Lujipeka | On fait ce qu’on veut dans le collectif Columbine, mettre plus de solos ou qu’il n’y ait pas que nous deux sur un son, c’est grave réalisable. Il faut se faire kiffer et créer quelque chose tout seul, exister dans l’individualité, c’est aussi gratifiant. C’est des cartes de visite un peu pour nous aussi. On est aussi deux individus différents, on a des envies des influences différentes qu’on voulait présenter sur le même projet.

Qu’est-ce qu’on peut attendre de la suite ?

Foda C | On a envie d’emmener tout le monde avec nous, pas de faire des solos pour laisser tous les potes derrière. Columbine existera toujours mais peut-être qu’il y aura une pause ou peut-être qu’on enchaînera avec un autre album sous la forme Columbine, ça dépend. C’est pour ça qu’on s’est dit, on fait 20 titres, on l’appelle Adieu bientôt, car il y a un côté fin de trilogie.

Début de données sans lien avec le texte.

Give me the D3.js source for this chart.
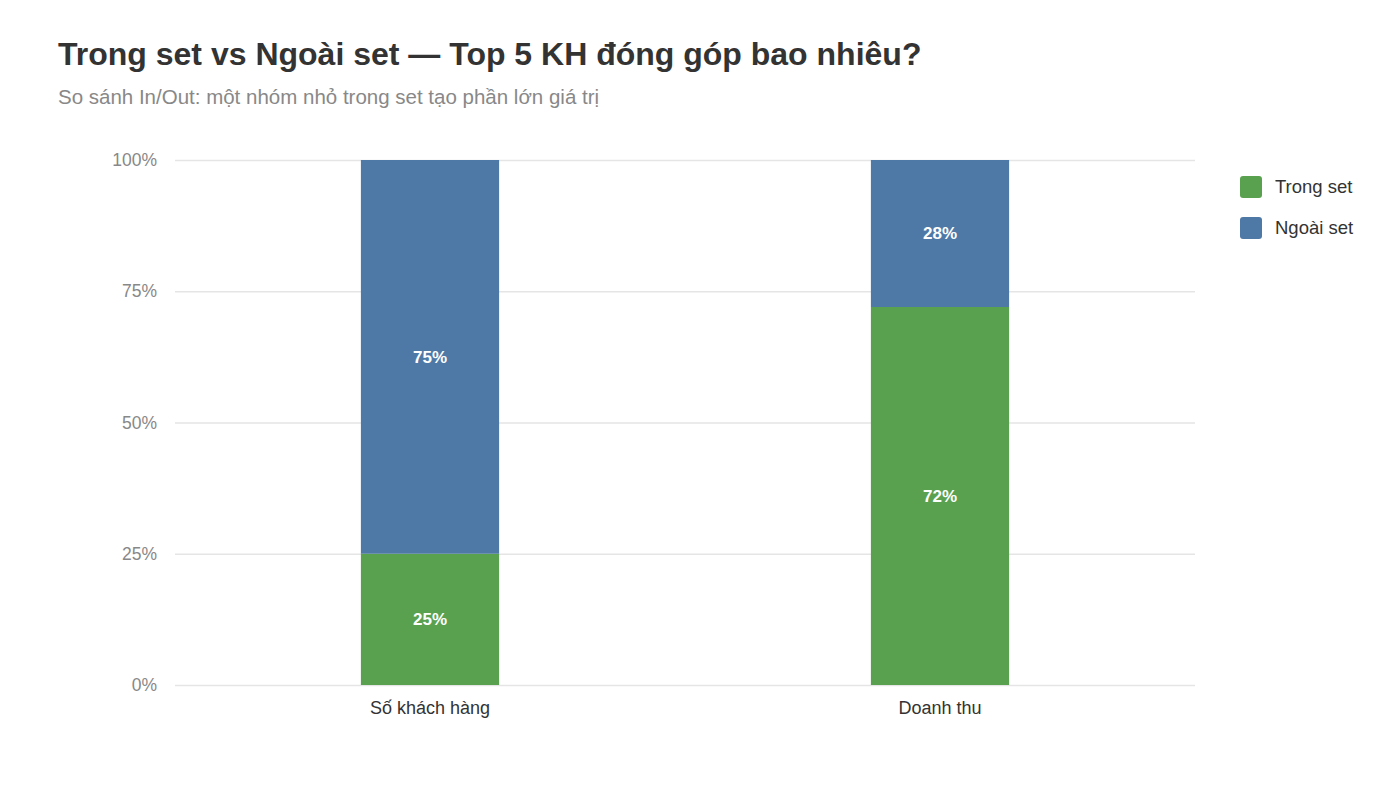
<!DOCTYPE html>
<html>
<head>
<meta charset="utf-8">
<script src="https://cdn.jsdelivr.net/npm/d3@7"></script>
<style>
  html, body { margin: 0; padding: 0; background: #fff; }
  svg { display: block; font-family: "Liberation Sans", Arial, Helvetica, sans-serif; }
</style>
</head>
<body>
<svg id="chart" width="1400" height="787"></svg>
<script>
const categories = ["Số khách hàng", "Doanh thu"];
const seriesNames = ["Trong set", "Ngoài set"];
const trongSet = [25, 72];
const ngoaiSet = [75, 28];
const yTicks = [0, 25, 50, 75, 100];
const colors = ["#59A14F", "#4E79A7"];

const svg = d3.select("#chart");
const margin = { left: 175, right: 205, top: 160, bottom: 102 };
const W = 1400, H = 787;

const x = d3.scaleBand().domain(categories)
  .range([margin.left, W - margin.right])
  .paddingInner(0.729).paddingOuter(0.3645);
const y = d3.scaleLinear().domain([0, 100]).range([H - margin.bottom, margin.top]);

// Title
svg.append("text").attr("x", 58).attr("y", 65)
  .attr("font-size", 32).attr("font-weight", "bold").attr("fill", "#333")
  .text("Trong set vs Ngoài set — Top 5 KH đóng góp bao nhiêu?");
svg.append("text").attr("x", 58).attr("y", 104)
  .attr("font-size", 20.5).attr("fill", "#888")
  .text("So sánh In/Out: một nhóm nhỏ trong set tạo phần lớn giá trị");

// Grid
const yAxis = d3.axisLeft(y).tickValues(yTicks).tickFormat(d => d + "%")
  .tickSize(-(W - margin.left - margin.right)).tickPadding(18);
const gy = svg.append("g").attr("transform", `translate(${margin.left},0)`).call(yAxis);
gy.select(".domain").remove();
gy.selectAll(".tick line").attr("stroke", "#e5e5e5").attr("stroke-width", 1.5);
gy.selectAll(".tick text").attr("fill", "#888").attr("font-size", 17.5)
  .attr("font-family", "\"Liberation Sans\", Arial, sans-serif");

// Stack
const rows = categories.map((c, i) => ({ cat: c, "Trong set": trongSet[i], "Ngoài set": ngoaiSet[i] }));
const stack = d3.stack().keys(seriesNames)(rows);

const layers = svg.append("g").selectAll("g").data(stack).join("g")
  .attr("fill", (d, i) => colors[i]);
layers.selectAll("rect").data(d => d).join("rect")
  .attr("x", d => x(d.data.cat))
  .attr("width", x.bandwidth())
  .attr("y", d => y(d[1]))
  .attr("height", d => y(d[0]) - y(d[1]));

const labels = svg.append("g");
stack.forEach(layer => {
  layer.forEach(d => {
    labels.append("text")
      .attr("x", x(d.data.cat) + x.bandwidth() / 2)
      .attr("y", (y(d[0]) + y(d[1])) / 2)
      .attr("dy", "0.35em")
      .attr("text-anchor", "middle")
      .attr("fill", "#fff").attr("font-weight", "bold").attr("font-size", 17)
      .text((d[1] - d[0]) + "%");
  });
});

// X axis labels
const xAxis = d3.axisBottom(x).tickSize(0).tickPadding(16);
const gx = svg.append("g").attr("transform", `translate(0,${H - margin.bottom})`).call(xAxis);
gx.select(".domain").remove();
gx.selectAll(".tick text").attr("fill", "#333").attr("font-size", 18)
  .attr("font-family", "\"Liberation Sans\", Arial, sans-serif");

// Legend
const legend = svg.append("g").selectAll("g").data(seriesNames).join("g")
  .attr("transform", (d, i) => `translate(1240,${176 + i * 41})`);
legend.append("rect").attr("width", 22).attr("height", 22).attr("rx", 3)
  .attr("fill", (d, i) => colors[i]);
legend.append("text").attr("x", 35).attr("y", 11).attr("dy", "0.35em")
  .attr("font-size", 18.5).attr("fill", "#333").text(d => d);
</script>
</body>
</html>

Ce qu’on aime bien dans la musique c’est de se dire, on peut mourir à n’importe quel moment. Parfois on se dit quand on fait un son de ouf : “Putain faut qu’on reste vivant parce qu’on veut être là quand ça va sortir”.

L’album Adieu Bientôt est disponible depuis le 28 septembre. Columbine sera en tournée dans toute la France à partir du mois d’octobre et s’arrêtera à l’Olympia le 23 octobre prochain et au Zénith de Paris le 11 avril 2019.